I eventually said let’s just do this: we’ll fix the cap table later. We’re going to raise more money anyway, we’ll fix it then.”
“They start talking about potentially firing me. I found out through some of my advisors that I brought in. One of my advisors told them that ‘Tim is the lifeblood of the company. All the customers you have is from him. If he goes away, your company goes away.’ I took a break. I went to Austin. I came back, and I’m being served termination papers from the lawyer that I brought in to the company.
“I found out at that time, I had a mental illness. I am bi-polar. I started to experience a maniac episode. Now it was more of a hypo-maniac episode, which means it wasn’t psychotic. But I wasn’t sleeping, two hours a night, I’m working all day, I’m not eating. The problem is, the way mental illness works, that when you get closer and keep ramping up it’s like a black hole. You start getting sucked in faster.”
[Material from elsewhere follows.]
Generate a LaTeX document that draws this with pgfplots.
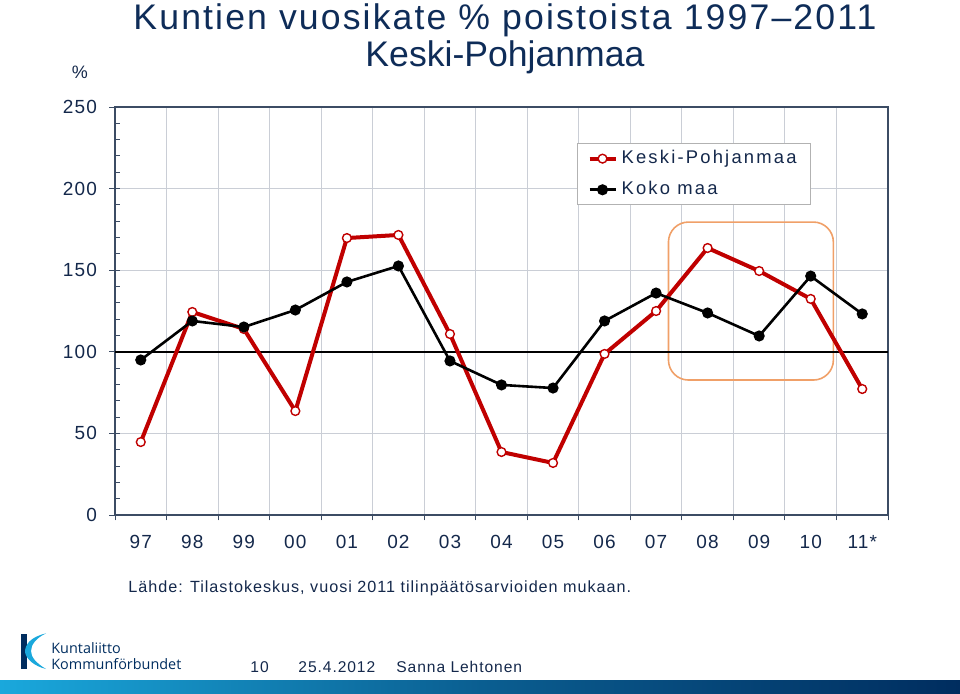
\documentclass[border=0pt]{standalone}
\usepackage{pgfplots}
\pgfplotsset{compat=1.18}
\usepackage{fontspec}
\setmainfont[LetterSpace=6]{Liberation Sans}
\newfontfamily\legfont[LetterSpace=12]{Liberation Sans}
\newfontfamily\plainfont{Liberation Sans}
\newfontfamily\logofont{Open Sans}
\usetikzlibrary{shadings}

\definecolor{txt}{HTML}{14284B}
\definecolor{ttl}{HTML}{0E2C58}
\definecolor{frame}{HTML}{3C4C64}
\definecolor{gridc}{HTML}{CACED6}
\definecolor{kp}{HTML}{C00000}
\definecolor{boxo}{HTML}{F0A068}
\definecolor{navy}{HTML}{002D5F}
\definecolor{cyanl}{HTML}{1AA8DC}

% values, years 97 ... 11*
\pgfplotstableread{
x   kp     koko
0.5  44.7  95.0
1.5 124.4 118.9
2.5 114.0 115.2
3.5  63.7 125.6
4.5 169.7 142.8
5.5 171.6 152.6
6.5 110.9  94.4
7.5  38.6  79.7
8.5  31.9  77.8
9.5  98.7 118.9
10.5 125.0 136.0
11.5 163.6 123.8
12.5 149.5 109.7
13.5 132.4 146.4
14.5  77.2 123.2
}\datatable

\begin{document}
\begin{tikzpicture}
\useasboundingbox (0,0) rectangle (480pt,346.5pt);

% title
\node[anchor=base, text=ttl, font=\fontsize{17.8}{20}\selectfont] at (252.5pt,331.5pt) {Kuntien vuosikate \% poistoista 1997--2011};
\node[anchor=base, text=ttl, font=\plainfont\fontsize{17.8}{20}\selectfont] at (252.5pt,313.5pt) {Keski-Pohjanmaa};
\node[anchor=base, text=txt, font=\fontsize{9}{11}\selectfont] at (40pt,307.5pt) {\%};

\begin{axis}[
    at={(57.5pt,89pt)}, anchor=south west,
    width=386.5pt, height=204pt, scale only axis,
    xmin=0, xmax=15, ymin=0, ymax=250,
    xtick={0.5,1.5,...,14.5},
    xticklabels={97,98,99,00,01,02,03,04,05,06,07,08,09,10,11*},
    minor xtick={0,1,...,15},
    ytick={0,50,...,250},
    minor ytick={10,20,...,240},
    tick align=outside,
    xtick pos=bottom, ytick pos=left,
    major tick length=3pt,
    minor tick length=2.7pt,
    major x tick style={draw=none},
    minor x tick style={draw=frame, line width=0.5pt},
    minor y tick style={draw=frame, line width=0.5pt, xshift=2.7pt},
    major y tick style={draw=frame, line width=0.5pt},
    xminorgrids=true, ymajorgrids=true,
    minor grid style={gridc, line width=0.5pt},
    major grid style={gridc, line width=0.5pt},
    axis line style={frame, line width=1pt},
    /pgf/number format/assume math mode=true,
    ticklabel style={text=txt, font=\fontsize{9.5}{11}\selectfont},
    xticklabel style={yshift=-3.5pt},
    yticklabel style={xshift=-2.5pt},
    legend style={at={(0.5977,0.9118)}, anchor=north west,
        draw=gray!60, line width=0.5pt, text=txt,
        font=\legfont\fontsize{9.2}{11}\selectfont,
        row sep=3.4pt, inner xsep=5pt, inner ysep=1.5pt},
    legend cell align=left,
    legend image code/.code={\draw[mark repeat=2,mark phase=2,#1] plot coordinates {(0pt,0pt)(6.5pt,0pt)(13pt,0pt)};},
]
% highlight box round 2008-2010
\draw[boxo, line width=0.8pt, rounded corners=10pt] (axis cs:10.74,82.7) rectangle (axis cs:13.94,179.5);
% reference line at 100
\addplot[black, line width=0.8pt, forget plot] coordinates {(0,100) (15,100)};
\addplot[kp, line width=2pt, mark=*, mark size=2.2pt,
    mark options={fill=white, draw=kp, line width=0.7pt}] table[x=x, y=kp] {\datatable};
\addplot[black, line width=1.3pt, mark=*, mark size=2.1pt,
    mark options={fill=black, draw=black}] table[x=x, y=koko] {\datatable};
\legend{Keski-Pohjanmaa, Koko maa}
\end{axis}

% source
\node[anchor=base west, text=txt, font=\fontsize{8.1}{9}\selectfont, inner sep=0pt] at (64pt,50.5pt) {Lähde: Tilastokeskus, vuosi 2011 tilinpäätösarvioiden mukaan.};

% footer
\shade[left color=cyanl, right color=navy, middle color=cyanl!40!navy] (0,0) rectangle (480pt,6.5pt);
\fill[navy] (10.5pt,12pt) rectangle (13.5pt,29.5pt);
\fill[cyanl] (23pt,29.8pt) .. controls (15pt,28pt) and (12.5pt,24pt) .. (12.5pt,20.5pt)
    .. controls (13pt,17pt) and (17pt,13.5pt) .. (23pt,12pt)
    .. controls (18pt,15pt) and (15.5pt,18pt) .. (15.5pt,21pt)
    .. controls (15.5pt,24pt) and (18pt,27.5pt) .. (23pt,29.8pt) -- cycle;
\node[anchor=base west, inner sep=0pt, text=navy, font=\logofont\fontsize{7.2}{8}\selectfont] at (25.5pt,20pt) {Kuntaliitto};
\node[anchor=base west, inner sep=0pt, text=navy, font=\logofont\fontsize{7.2}{8}\selectfont] at (25.5pt,11.8pt) {Kommunförbundet};
\node[anchor=base west, inner sep=0pt, text=txt, font=\fontsize{7.8}{9}\selectfont] at (125pt,10.5pt) {10};
\node[anchor=base west, inner sep=0pt, text=txt, font=\fontsize{7.8}{9}\selectfont] at (149pt,10.5pt) {25.4.2012};
\node[anchor=base west, inner sep=0pt, text=txt, font=\fontsize{7.8}{9}\selectfont] at (198pt,10.5pt) {Sanna Lehtonen};
\end{tikzpicture}
\end{document}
“No one talks about it. And this is the thing that really bothers me because I am someone with a criminal record, a mental illness, no college education really, and I am talking about this. There’s guys from Ivy League schools that have a similar problem, that have a lot of shame, and there’s this stigma about it.”
“I called that advisor from salesforce and ask ‘what do I do?’ Go to Oregon. Be with my kids. Take some time off. And then come back at it, twelve months to year or two from now.”